When she decided to pursue a bachelor’s degree – the first person in her family to do so – she asked Girls Inc. for a job.

“They welcomed me back with open arms,” she said. “I’m like the kid who never left.”

Vivier loves bringing “her” girls to campus for art exhibits, basketball games and other events, so they can visualize themselves in a college setting, Demers said. She teaches a class on “Girls in the Media” and ran a program last summer, funded by the Lowell Cultural Council, in which teenage girls interviewed and photographed women leaders in the community, wrote biographies of them and displayed their finished work at a gallery.

Her latest Girls Inc. project just won another Lowell Cultural Council grant: teaching cultural and media literacy by taking the girls on field trips to photograph and videotape sites connected to Jack Kerouac.

“She’s such a positive person and so engaged, and she’s always thinking of ways to connect our girls to the community,” Demers said. “She’s always taking what she’s learning at UMass Lowell and teaching it to the girls.”

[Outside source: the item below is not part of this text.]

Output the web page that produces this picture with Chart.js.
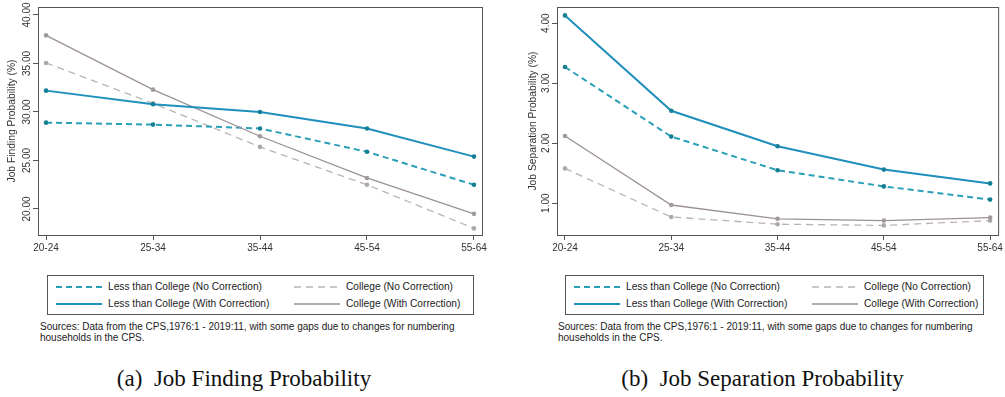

After the MLK dinner, guests were invited to the opening of a civil rights exhibit on the second floor of University Crossing that included videos, interactive displays, posters from the civil rights movements and performances. Many of the exhibits will remain up through February.

MLK Week also included the first in a monthly series of events about race, beginning with student-led discussion circles on racial issues on campus. Future events will look at hate speech and free speech, as well as race and the media, says Leslie Wong, director of Multicultural Affairs. The series grew out of conversations with students about the Black Lives Matter movement and massive demonstrations at the University of Missouri last fall about poor handling of racist incidents.